Self Portraits in the Garden

Last week, one of my female friends complimented me, telling me I had a nice butt.

My first question was, “wait, really? My butt? On me?” Which quickly gave way to “Is this new? Or have I always had a nice butt and were other people just too shy to mention it?”

This playful comment between friends opened up a moment of clarity— I’m not used to being complimented on my body. I often get compliments on my curled mustache, but that is something I wear, something resting on my face that can be removed (and regained) at will.

This high of being complimented lingered, and the more I thought about it, the more I realized how little men are conditioned to being seen. While our society makes young girls aware of their appearances, reinforced by “Disney Princesses” and later makeup advertisements, to say nothing of unwanted advances through their teens and adulthood, boys and men are very rarely expected to be actively looked at.

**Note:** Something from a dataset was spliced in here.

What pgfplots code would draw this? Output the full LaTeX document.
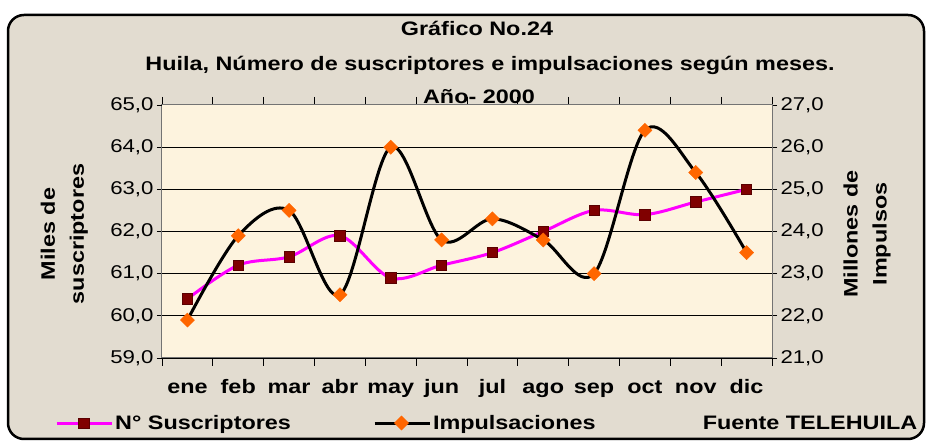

We are given expectations of how to dress depending on our work or local culture, but that is more of a uniform. Men are very rarely ever looked at as sensual, sexual beings in a way that isn’t about some fantasy about power.

Unlike most men, I may have already had more experience with this, as I had a college side-job as a figure model for life drawing classes. But the feeling of that is more like being a statue. You make a pose, and try to hold it as faithfully as possible for minutes or hours at a time. You aren’t being drawn as a focused subject, as much as your body is being drawn as a regimen of regular practice for artists developing their skills.

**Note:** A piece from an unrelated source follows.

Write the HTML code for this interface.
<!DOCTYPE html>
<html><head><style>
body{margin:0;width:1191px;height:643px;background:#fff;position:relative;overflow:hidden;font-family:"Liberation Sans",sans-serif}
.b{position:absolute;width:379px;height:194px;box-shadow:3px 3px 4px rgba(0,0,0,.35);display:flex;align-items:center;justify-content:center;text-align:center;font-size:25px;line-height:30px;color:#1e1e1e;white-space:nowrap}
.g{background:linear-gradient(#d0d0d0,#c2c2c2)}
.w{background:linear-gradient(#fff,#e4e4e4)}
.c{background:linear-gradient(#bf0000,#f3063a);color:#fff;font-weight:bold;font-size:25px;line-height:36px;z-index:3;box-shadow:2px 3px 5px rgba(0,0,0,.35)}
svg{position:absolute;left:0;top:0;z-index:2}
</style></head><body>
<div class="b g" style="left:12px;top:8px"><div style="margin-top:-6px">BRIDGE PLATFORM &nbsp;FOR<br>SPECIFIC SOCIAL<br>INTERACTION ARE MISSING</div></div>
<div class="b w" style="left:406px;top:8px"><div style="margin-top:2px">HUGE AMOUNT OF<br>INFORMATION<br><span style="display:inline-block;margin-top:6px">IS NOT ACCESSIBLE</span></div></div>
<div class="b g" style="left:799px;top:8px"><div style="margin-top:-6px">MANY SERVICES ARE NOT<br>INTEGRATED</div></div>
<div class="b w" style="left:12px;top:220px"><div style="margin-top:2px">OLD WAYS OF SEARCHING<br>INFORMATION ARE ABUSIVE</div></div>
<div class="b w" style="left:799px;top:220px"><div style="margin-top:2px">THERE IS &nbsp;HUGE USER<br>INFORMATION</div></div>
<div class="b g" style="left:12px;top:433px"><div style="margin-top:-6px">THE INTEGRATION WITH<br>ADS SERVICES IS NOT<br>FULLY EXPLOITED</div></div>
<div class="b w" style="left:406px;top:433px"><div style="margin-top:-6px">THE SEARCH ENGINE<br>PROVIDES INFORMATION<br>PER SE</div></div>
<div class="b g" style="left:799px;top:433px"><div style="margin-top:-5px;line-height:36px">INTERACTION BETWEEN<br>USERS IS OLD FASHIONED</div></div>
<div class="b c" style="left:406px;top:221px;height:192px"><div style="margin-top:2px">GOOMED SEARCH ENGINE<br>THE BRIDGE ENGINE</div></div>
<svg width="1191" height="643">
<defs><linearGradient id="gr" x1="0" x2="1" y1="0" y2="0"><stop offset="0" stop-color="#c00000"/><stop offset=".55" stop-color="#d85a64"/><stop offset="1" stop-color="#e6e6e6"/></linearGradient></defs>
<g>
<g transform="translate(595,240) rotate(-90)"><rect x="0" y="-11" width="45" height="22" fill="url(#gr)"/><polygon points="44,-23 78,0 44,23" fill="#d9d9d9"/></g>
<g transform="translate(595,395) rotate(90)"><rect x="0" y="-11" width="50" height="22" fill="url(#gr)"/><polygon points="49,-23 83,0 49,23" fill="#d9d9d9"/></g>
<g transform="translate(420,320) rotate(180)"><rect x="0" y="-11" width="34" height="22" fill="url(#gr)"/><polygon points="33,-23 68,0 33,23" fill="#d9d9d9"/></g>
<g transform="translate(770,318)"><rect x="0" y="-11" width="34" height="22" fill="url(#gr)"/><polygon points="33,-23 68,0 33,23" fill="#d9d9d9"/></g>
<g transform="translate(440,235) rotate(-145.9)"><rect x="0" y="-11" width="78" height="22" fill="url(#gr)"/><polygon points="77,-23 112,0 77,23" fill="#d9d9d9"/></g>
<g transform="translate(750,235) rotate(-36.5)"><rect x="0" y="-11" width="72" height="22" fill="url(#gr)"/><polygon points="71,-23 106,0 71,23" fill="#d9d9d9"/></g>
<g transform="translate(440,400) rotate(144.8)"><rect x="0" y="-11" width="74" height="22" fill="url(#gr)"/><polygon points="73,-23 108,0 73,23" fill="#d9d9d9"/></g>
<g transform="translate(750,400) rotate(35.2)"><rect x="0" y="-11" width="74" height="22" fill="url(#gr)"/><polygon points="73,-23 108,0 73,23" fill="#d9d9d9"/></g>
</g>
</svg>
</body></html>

Like many of my ideas, this one came to me when I’d rather be sleeping. One recent morning, I awoke before dawn, and lying in my warm bed I felt the whisper of intuition, nudging me to experiment with self portraits in my garden. Since inspiration is fickle, I acted on it immediately, working with a tripod and cable remote to trigger the shutter. Though it was cold, and frankly embarrassing as I fumbled through awkward poses, eventually I happened to make some photographs that I liked.

I am incredibly grateful to my friends with whom I have already shared these images. Your trust and words of enthusiasm for my inscrutable impulses mean the world, and the conversations that it sparked have nourished my soul in ways I can hardly put into words.